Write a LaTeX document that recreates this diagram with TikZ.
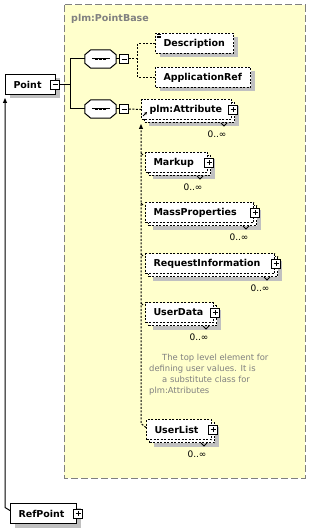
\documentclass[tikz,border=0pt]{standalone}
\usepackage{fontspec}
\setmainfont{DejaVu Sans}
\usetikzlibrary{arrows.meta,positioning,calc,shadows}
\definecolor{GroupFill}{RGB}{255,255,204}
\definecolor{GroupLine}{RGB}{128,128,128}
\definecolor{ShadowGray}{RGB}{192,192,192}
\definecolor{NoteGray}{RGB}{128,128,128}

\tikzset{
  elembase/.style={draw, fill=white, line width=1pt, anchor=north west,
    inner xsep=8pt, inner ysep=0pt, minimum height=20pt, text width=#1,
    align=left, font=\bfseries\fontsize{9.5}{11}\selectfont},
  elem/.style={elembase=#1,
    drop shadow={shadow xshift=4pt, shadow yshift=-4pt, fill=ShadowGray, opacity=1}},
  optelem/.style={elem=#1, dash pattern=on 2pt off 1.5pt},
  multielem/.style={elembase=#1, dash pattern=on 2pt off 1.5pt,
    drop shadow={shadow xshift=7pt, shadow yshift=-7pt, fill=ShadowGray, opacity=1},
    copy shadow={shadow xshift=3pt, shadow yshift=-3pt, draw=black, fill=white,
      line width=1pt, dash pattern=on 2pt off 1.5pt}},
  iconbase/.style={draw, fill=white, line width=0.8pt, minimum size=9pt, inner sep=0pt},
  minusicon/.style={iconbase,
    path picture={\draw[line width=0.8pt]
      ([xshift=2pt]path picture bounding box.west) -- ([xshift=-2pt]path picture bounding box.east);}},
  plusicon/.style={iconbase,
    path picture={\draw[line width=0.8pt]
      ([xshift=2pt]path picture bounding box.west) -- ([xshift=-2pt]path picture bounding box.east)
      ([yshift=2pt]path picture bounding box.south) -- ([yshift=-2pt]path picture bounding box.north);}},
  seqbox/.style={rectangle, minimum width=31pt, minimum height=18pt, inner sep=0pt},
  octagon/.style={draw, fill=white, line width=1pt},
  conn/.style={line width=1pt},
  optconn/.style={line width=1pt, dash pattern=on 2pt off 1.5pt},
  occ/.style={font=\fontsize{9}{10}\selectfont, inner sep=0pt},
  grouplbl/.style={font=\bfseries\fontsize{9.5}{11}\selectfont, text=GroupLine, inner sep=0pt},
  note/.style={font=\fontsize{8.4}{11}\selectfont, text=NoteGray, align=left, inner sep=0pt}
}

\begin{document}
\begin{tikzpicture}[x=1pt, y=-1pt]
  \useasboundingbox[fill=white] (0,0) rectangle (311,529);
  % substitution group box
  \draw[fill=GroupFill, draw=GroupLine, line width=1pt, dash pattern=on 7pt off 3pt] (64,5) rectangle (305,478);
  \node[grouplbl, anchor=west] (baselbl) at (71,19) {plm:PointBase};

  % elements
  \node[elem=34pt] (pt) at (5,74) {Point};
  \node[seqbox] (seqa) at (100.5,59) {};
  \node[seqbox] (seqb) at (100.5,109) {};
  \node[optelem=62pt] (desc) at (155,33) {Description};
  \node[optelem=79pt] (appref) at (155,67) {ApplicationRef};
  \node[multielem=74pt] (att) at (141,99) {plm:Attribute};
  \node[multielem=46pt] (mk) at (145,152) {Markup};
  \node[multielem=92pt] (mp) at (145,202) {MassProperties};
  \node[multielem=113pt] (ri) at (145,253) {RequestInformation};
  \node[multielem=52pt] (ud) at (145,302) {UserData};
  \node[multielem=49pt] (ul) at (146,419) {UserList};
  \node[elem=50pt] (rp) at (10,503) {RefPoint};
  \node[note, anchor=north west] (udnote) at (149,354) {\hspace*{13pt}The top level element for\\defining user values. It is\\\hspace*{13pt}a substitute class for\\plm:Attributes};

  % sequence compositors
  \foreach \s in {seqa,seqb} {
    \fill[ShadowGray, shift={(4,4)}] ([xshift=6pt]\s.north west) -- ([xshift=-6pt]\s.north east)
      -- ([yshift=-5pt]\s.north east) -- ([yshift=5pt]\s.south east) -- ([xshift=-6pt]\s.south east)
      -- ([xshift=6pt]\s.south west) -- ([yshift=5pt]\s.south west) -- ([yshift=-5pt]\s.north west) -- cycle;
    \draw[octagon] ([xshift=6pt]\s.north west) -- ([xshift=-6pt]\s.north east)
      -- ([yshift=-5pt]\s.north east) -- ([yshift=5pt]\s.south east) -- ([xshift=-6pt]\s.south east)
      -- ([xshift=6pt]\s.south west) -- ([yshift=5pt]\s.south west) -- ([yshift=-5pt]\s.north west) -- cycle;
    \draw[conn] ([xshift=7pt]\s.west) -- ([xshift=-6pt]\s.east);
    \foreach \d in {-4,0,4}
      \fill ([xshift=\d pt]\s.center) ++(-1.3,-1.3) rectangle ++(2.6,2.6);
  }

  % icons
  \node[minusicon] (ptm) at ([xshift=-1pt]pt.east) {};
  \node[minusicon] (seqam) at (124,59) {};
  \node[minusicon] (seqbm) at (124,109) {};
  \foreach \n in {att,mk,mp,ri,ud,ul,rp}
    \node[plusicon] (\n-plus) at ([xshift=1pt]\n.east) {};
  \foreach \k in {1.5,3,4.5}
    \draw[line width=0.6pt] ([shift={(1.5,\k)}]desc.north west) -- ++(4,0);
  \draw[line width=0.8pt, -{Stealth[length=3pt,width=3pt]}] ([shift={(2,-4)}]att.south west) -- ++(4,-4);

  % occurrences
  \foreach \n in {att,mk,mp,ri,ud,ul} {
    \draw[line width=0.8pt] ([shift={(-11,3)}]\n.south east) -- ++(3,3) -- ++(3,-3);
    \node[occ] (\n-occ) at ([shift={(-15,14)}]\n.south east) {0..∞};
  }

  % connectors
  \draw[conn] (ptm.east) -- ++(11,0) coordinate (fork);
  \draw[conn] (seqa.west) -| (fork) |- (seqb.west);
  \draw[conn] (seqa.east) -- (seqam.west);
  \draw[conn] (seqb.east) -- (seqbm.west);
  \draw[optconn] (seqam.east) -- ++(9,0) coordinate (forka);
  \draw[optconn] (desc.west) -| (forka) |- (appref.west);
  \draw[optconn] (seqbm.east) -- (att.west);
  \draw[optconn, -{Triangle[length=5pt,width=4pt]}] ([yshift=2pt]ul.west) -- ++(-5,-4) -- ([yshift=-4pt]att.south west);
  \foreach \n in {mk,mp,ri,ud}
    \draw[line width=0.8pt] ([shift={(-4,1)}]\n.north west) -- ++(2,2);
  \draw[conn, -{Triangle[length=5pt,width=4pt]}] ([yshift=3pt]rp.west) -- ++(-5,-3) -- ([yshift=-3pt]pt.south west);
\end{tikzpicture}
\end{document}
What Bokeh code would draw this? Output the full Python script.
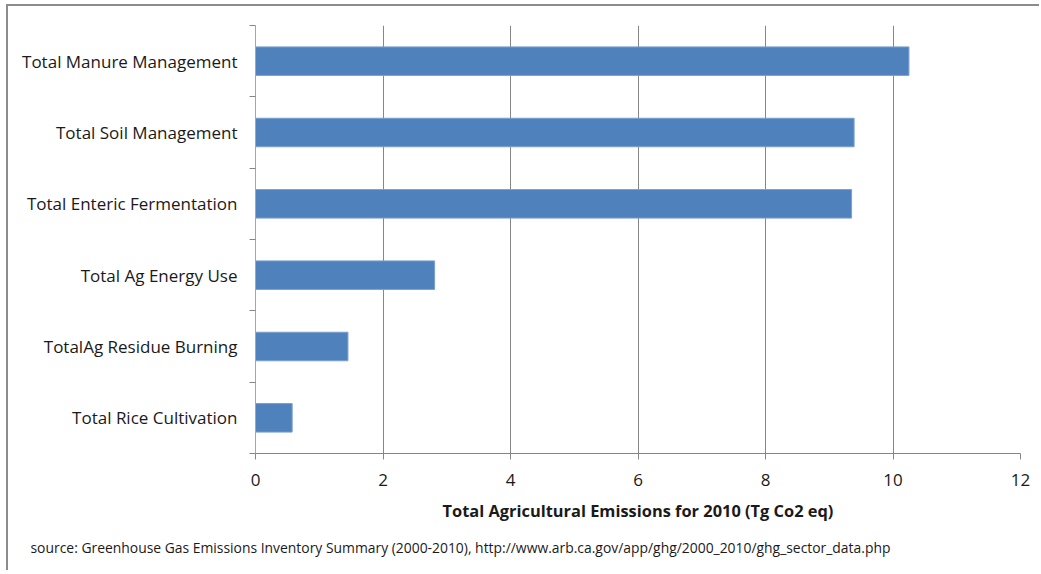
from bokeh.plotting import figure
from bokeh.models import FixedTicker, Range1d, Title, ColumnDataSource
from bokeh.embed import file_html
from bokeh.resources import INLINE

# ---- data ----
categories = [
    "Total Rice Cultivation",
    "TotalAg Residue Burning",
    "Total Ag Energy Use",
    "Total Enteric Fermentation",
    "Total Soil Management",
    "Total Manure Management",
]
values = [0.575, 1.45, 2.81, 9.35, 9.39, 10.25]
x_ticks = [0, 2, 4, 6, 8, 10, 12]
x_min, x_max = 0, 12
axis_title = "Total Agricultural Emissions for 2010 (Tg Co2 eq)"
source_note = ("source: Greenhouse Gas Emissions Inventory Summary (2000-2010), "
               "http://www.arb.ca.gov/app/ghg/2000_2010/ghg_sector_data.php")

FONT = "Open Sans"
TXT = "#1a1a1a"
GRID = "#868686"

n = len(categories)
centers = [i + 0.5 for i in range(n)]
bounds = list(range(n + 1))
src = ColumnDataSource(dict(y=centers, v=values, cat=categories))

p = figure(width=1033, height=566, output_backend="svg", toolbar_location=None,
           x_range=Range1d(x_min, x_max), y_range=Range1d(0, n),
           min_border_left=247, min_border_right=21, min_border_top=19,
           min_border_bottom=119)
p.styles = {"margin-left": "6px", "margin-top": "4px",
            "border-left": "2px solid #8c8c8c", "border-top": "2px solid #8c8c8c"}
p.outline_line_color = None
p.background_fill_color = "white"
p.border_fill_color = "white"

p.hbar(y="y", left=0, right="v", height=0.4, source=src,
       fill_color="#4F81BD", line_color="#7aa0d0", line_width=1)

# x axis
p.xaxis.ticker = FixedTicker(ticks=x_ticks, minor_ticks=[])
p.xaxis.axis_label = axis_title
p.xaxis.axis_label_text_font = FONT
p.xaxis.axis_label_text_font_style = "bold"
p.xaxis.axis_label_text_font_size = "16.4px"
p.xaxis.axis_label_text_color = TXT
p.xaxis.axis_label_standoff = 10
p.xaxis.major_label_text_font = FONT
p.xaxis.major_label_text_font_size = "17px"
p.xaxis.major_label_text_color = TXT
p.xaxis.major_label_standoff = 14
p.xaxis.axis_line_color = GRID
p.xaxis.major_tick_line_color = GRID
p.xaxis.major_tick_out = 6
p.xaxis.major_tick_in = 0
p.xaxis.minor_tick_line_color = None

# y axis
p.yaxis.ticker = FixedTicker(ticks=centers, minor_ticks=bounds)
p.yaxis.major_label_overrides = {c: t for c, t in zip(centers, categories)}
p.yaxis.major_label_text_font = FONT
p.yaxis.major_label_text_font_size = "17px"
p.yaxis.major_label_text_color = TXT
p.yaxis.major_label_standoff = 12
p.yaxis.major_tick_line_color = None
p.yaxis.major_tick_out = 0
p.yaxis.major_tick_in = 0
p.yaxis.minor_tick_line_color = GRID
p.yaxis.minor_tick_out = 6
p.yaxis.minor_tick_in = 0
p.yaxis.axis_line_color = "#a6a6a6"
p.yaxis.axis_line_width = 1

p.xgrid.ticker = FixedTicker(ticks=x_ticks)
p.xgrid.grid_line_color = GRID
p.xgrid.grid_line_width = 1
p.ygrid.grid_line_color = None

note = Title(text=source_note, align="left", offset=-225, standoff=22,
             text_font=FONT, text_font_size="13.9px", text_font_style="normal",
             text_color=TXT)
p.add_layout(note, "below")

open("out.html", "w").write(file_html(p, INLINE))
************
§ EXERCISE DETAILS: Look above for the line with "What Bokeh code" and copy exactly from it through the line with "from bokeh.resources import INLINE", both included. Omit the pictures.

§ SOLUTION FOR THIS TASK:
What Bokeh code would draw this? Output the full Python script.
from bokeh.plotting import figure
from bokeh.models import FixedTicker, Range1d, Title, ColumnDataSource
from bokeh.embed import file_html
from bokeh.resources import INLINE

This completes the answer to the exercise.